Worldwide IT spending is projected to total $3.8 trillion in 2013, a 4.1 percent increase from 2012 spending of $3.6 trillion, according to a forecast by Gartner.
Currency effects are less pronounced this quarter with growth in constant dollars forecast at 4 percent for 2013. “Although the United States did avoid the fiscal cliff, the subsequent sequestration, compounded by the rise of Cyprus’ debt burden, seems to have netted out any benefit, and the fragile business and consumer sentiment throughout much of the world continues,” said Richard Gordon, managing vice president at Gartner. “However, the new shocks are expected to be short-lived, and while they may cause some pauses in discretionary spending along the way, strategic IT initiatives will continue.”
Worldwide devices spending (which includes PCs, tablets, mobile phones and printers) is forecast to reach $718 billion in 2013, up 7.9 percent from 2012. Despite flat spending on PCs and a modest decline in spending on printers, a short-term boost to spending on premium mobile phones has driven an upward revision in the devices sector growth for 2013 from Gartner’s previous forecast of 6.3 percent.
The outlook for 2013 for data center systems spending is forecast to grow 3.7 percent in 2013, down 0.7 percent from Gartner’s previous forecast. This reduction is largely due to cuts to the near-term forecast for spending on external storage and the enterprise in the economically troubled EMEA region.
Worldwide enterprise software spending is forecast to total $297 billion in 2013, a 6.4 percent increase from 2012. Although the growth for this segment remains unchanged from Gartner’s previous forecast, this belies significant changes at a market level, as stronger growth expectations for database management systems (DBMS), data integration tools and supply chain management compensate for lower growth expectations for IT operations management and operating systems software.

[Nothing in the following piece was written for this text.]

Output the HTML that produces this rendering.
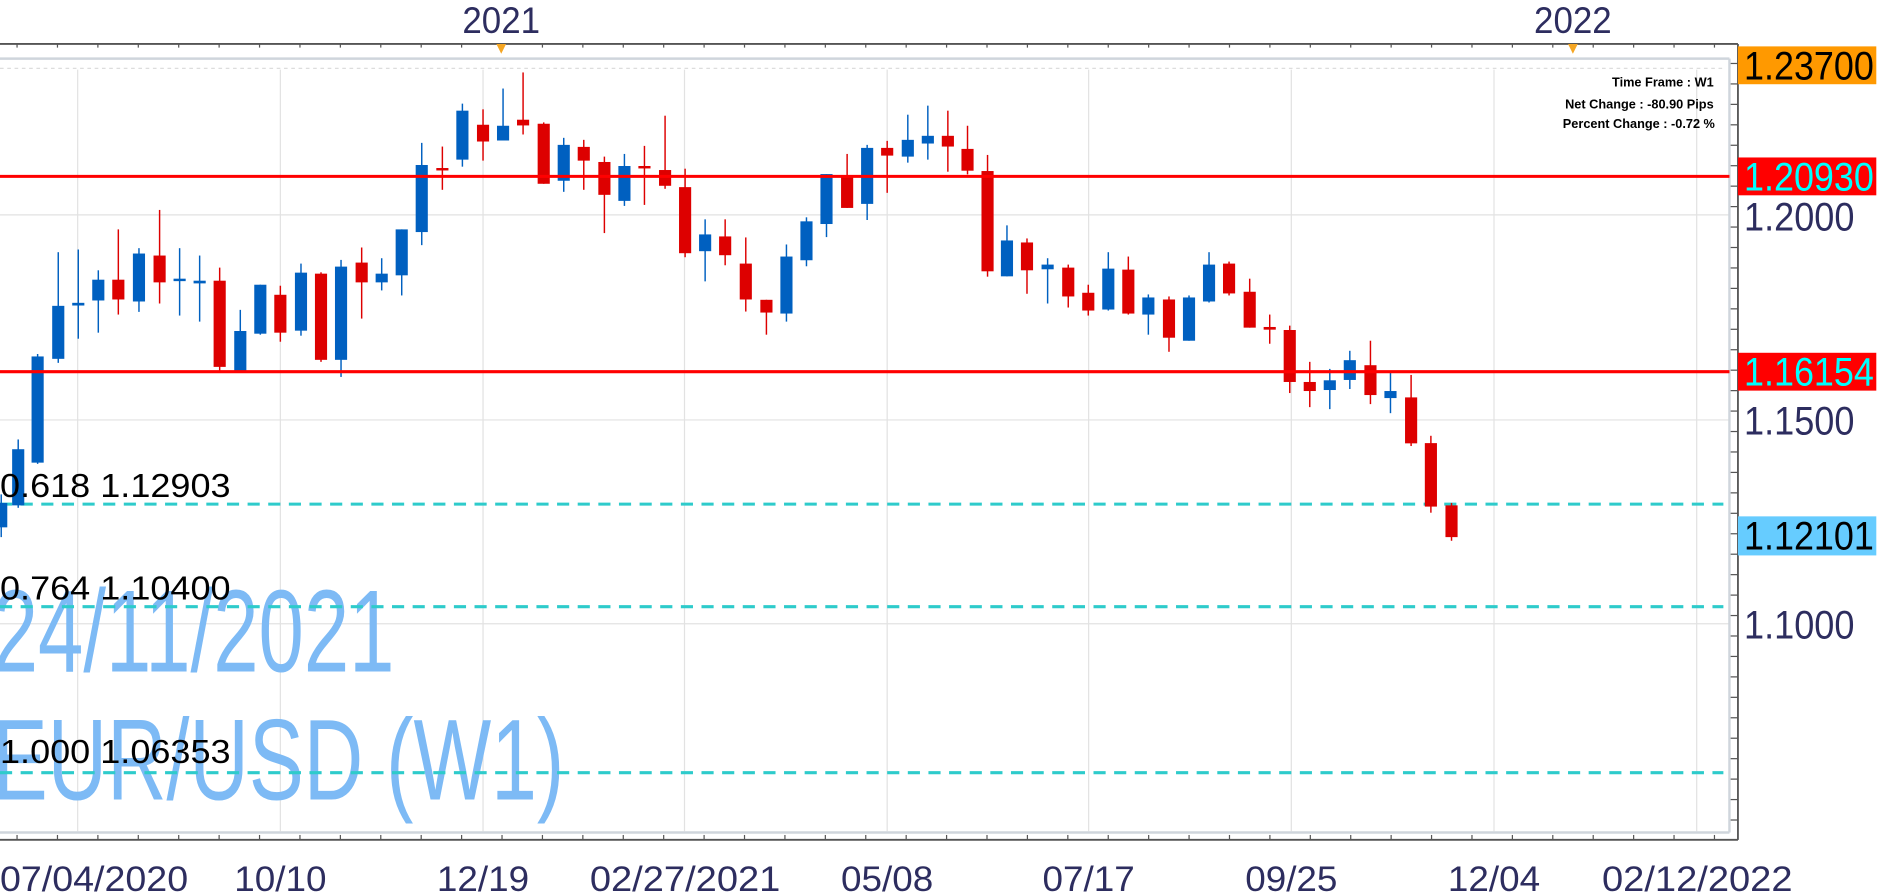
<!DOCTYPE html>
<html><head><meta charset="utf-8"><style>
html,body{margin:0;padding:0;background:#fff;overflow:hidden}
svg{display:block}
text{font-family:"Liberation Sans",sans-serif}
</style></head><body>
<svg id="s" width="1903" height="896" viewBox="0 0 1568 734" preserveAspectRatio="none" xmlns="http://www.w3.org/2000/svg">
<rect x="0" y="0" width="1568" height="734" fill="#fff"/>
<g id="grid" stroke="#e2e2e2" stroke-width="1"></g>
<line x1="0" y1="56" x2="1422" y2="56" stroke="#ddd" stroke-dasharray="3,3"/>
<line x1="0" y1="48" x2="1425" y2="48" stroke="#cfd5dc" stroke-width="2"/>
<line x1="1425" y1="48" x2="1425" y2="682" stroke="#cfd5dc" stroke-width="2"/>
<line x1="0" y1="682" x2="1425" y2="682" stroke="#cfd5dc" stroke-width="2"/>
<line x1="0" y1="36" x2="1432" y2="36" stroke="#555" stroke-width="1.5"/>
<line x1="1432" y1="36" x2="1432" y2="688" stroke="#555" stroke-width="1.5"/>
<line x1="0" y1="688" x2="1432" y2="688" stroke="#555" stroke-width="1.5"/>
<g id="ticks" stroke="#555" stroke-width="1"></g>
<polygon points="409,36 417,36 413,44" fill="#f5a623"/>
<polygon points="1292,36 1300,36 1296,44" fill="#f5a623"/>
<text x="381" y="27" font-size="30" fill="#2d2d5f" textLength="64" lengthAdjust="spacingAndGlyphs">2021</text>
<text x="1264" y="27" font-size="30" fill="#2d2d5f" textLength="64" lengthAdjust="spacingAndGlyphs">2022</text>
<text x="-6" y="550" font-size="96" fill="#7dbaf5" textLength="331" lengthAdjust="spacingAndGlyphs">24/11/2021</text>
<text x="-6" y="655" font-size="94" fill="#7dbaf5" textLength="471" lengthAdjust="spacingAndGlyphs">EUR/USD (W1)</text>
<g stroke="#2ecbcb" stroke-width="2.5" stroke-dasharray="10,7">
<line x1="0" y1="413" x2="1420" y2="413"/>
<line x1="0" y1="497" x2="1420" y2="497"/>
<line x1="0" y1="633" x2="1420" y2="633"/>
</g>
<g id="candles"></g>
<line x1="0" y1="144.5" x2="1425" y2="144.5" stroke="#ff0000" stroke-width="2.5"/>
<line x1="0" y1="304.5" x2="1425" y2="304.5" stroke="#ff0000" stroke-width="2.5"/>
<g font-size="27" fill="#000">
<text x="0" y="407" textLength="190" lengthAdjust="spacingAndGlyphs">0.618 1.12903</text>
<text x="0" y="491" textLength="190" lengthAdjust="spacingAndGlyphs">0.764 1.10400</text>
<text x="0" y="625" textLength="190" lengthAdjust="spacingAndGlyphs">1.000 1.06353</text>
</g>
<g font-size="10.5" font-weight="bold" fill="#000" text-anchor="end">
<text x="1412" y="71">Time Frame : W1</text>
<text x="1412" y="89">Net Change : -80.90 Pips</text>
<text x="1413" y="105">Percent Change : -0.72 %</text>
</g>
<rect x="1432" y="38" width="114" height="31" fill="#ff9900"/>
<text x="1437" y="65" font-size="33" fill="#000" textLength="107" lengthAdjust="spacingAndGlyphs">1.23700</text>
<rect x="1432" y="129" width="114" height="31" fill="#ff0000"/>
<text x="1437" y="156" font-size="33" fill="#00ffff" textLength="107" lengthAdjust="spacingAndGlyphs">1.20930</text>
<rect x="1432" y="289" width="114" height="31" fill="#ff0000"/>
<text x="1437" y="316" font-size="33" fill="#00ffff" textLength="107" lengthAdjust="spacingAndGlyphs">1.16154</text>
<rect x="1432" y="423" width="114" height="32" fill="#66ccff"/>
<text x="1437" y="450" font-size="33" fill="#000" textLength="107" lengthAdjust="spacingAndGlyphs">1.12101</text>
<g font-size="33" fill="#2d2d5f">
<text x="1437" y="189" textLength="91" lengthAdjust="spacingAndGlyphs">1.2000</text>
<text x="1437" y="356" textLength="91" lengthAdjust="spacingAndGlyphs">1.1500</text>
<text x="1437" y="523" textLength="91" lengthAdjust="spacingAndGlyphs">1.1000</text>
</g>
<g font-size="29" fill="#2d2d5f">
<text x="0" y="730" textLength="155" lengthAdjust="spacingAndGlyphs">07/04/2020</text>
<text x="193" y="730" textLength="76" lengthAdjust="spacingAndGlyphs">10/10</text>
<text x="360" y="730" textLength="76" lengthAdjust="spacingAndGlyphs">12/19</text>
<text x="486" y="730" textLength="157" lengthAdjust="spacingAndGlyphs">02/27/2021</text>
<text x="693" y="730" textLength="76" lengthAdjust="spacingAndGlyphs">05/08</text>
<text x="859" y="730" textLength="76" lengthAdjust="spacingAndGlyphs">07/17</text>
<text x="1026" y="730" textLength="76" lengthAdjust="spacingAndGlyphs">09/25</text>
<text x="1193" y="730" textLength="76" lengthAdjust="spacingAndGlyphs">12/04</text>
<text x="1320" y="730" textLength="157" lengthAdjust="spacingAndGlyphs">02/12/2022</text>
</g>
</svg>
<script>
var NS="http://www.w3.org/2000/svg";
function el(p,t,a){var e=document.createElementNS(NS,t);for(var k in a)e.setAttribute(k,a[k]);p.appendChild(e);return e;}
var g=document.getElementById('grid');
[64,231,398,564,731,897,1064,1231,1398].forEach(function(x){el(g,'line',{x1:x,y1:57,x2:x,y2:681});});
[176,344,511].forEach(function(y){el(g,'line',{x1:0,y1:y,x2:1425,y2:y});});
var t=document.getElementById('ticks');
for(var x=64-16.65*3;x<1432;x+=16.65*2){var big=false;[64,231,398,564,731,897,1064,1231,1398].forEach(function(v){if(Math.abs(v-x)<3)big=true;});
el(t,'line',{x1:x,y1:36,x2:x,y2:big?42:39});el(t,'line',{x1:x,y1:688,x2:x,y2:big?679:684});}
for(var y=52;y<688;y+=16.75){el(t,'line',{x1:1426,y1:y,x2:1432,y2:y});}
var c=document.getElementById('candles');
var B='#0060c0',R='#dd0000';
function cd(x,bt,bb,wt,wb,col){el(c,'line',{x1:x,y1:wt,x2:x,y2:wb,stroke:col,'stroke-width':1.2});
el(c,'rect',{x:x-5,y:bt,width:10,height:Math.max(bb-bt,2),fill:col});}
cd(1,412,432,405,440,B);cd(15,368,414,360,416,B);cd(31,292,379,290,380,B);
var z1=[[96,912,1070,752,1082,B],[129,903,911,744,1010,B],[162,834,896,806,992,B],[195,834,893,684,938,R],[229,756,899,740,930,B],[263,762,842,626,905,R],[296,831,836,740,941,B],[329,837,845,762,959,B],[362,837,1094,798,1105,R],[396,987,1105,924,1105,B],[429,849,995,849,998,B],[462,879,992,852,1019,R],[496,813,986,786,1001,B],[529,816,1073,812,1079,R],[562,795,1073,775,1124,B],[596,783,842,738,950,R],[629,816,842,770,866,B],[662,684,821,684,881,B],[695,492,692,426,731,B],[729,501,506,437,566,R],[762,330,476,309,497,B],[796,372,422,326,479,R],[829,375,419,264,419,B],[862,357,374,216,401,R],[896,369,548,365,548,R],[929,432,539,411,572,B],[962,438,479,417,566,R],[996,483,581,467,695,R],[1029,495,599,459,614,B],[1062,495,500,435,611,R],[1096,507,554,345,563,R],[1129,558,755,503,767,R],[1162,699,749,654,839,B],[1195,705,761,654,791,R],[1229,786,893,708,929,R],[1263,894,932,894,998,R],[1296,765,935,729,959,B],[1329,660,776,648,794,B],[1362,519,668,519,707,B],[1396,527,620,459,620,R],[1429,441,608,432,656,B],[1462,441,464,420,575,R],[1496,417,467,342,485,B],[1529,405,428,315,476,B],[1562,405,437,330,512,R]];
z1.forEach(function(d){cd(d[0]/2,d[1]/3.64,d[2]/3.64,d[3]/3.64,d[4]/3.64,d[5]);});
var z2=[[29,444,509,375,520,R],[62,510,809,462,825,R],[94,717,824,672,824,B],[127,723,806,711,876,R],[161,789,803,770,905,B],[195,798,884,789,917,R],[228,873,926,849,941,R],[261,801,923,752,926,B],[294,804,935,765,938,R],[327,887,938,878,998,B],[361,893,1007,884,1049,R],[394,887,1016,881,1016,B],[427,789,899,752,902,B],[460,786,875,780,881,R],[494,870,977,831,977,R],[527,975,983,938,1025,R],[560,984,1139,971,1172,R],[593,1139,1166,1079,1214,R],[626,1134,1163,1100,1220,B],[659,1074,1133,1046,1160,B],[693,1089,1178,1016,1205,R],[726,1166,1187,1112,1232,B],[760,1185,1322,1118,1330,R]];
z2.forEach(function(d){cd(782.7+d[0]/2,d[1]/3.64,d[2]/3.64,d[3]/3.64,d[4]/3.64,d[5]);});
cd(1179,363,415,357,420,R);cd(1196,414,440,412,443,R);
</script>
</body></html>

While the outlook for IT services remains relatively unchanged since last quarter, continued hesitation among buyers is fostering hypercompetition and cost pressure in mature IT outsourcing (ITO) segments and reallocation of budget away from new projects in consulting and implementation.
The global telecom services market continues to be the largest IT spending market and will remain roughly flat over the new several years, with declining spending on voice services counterbalanced by strong growth in spending on mobile data services.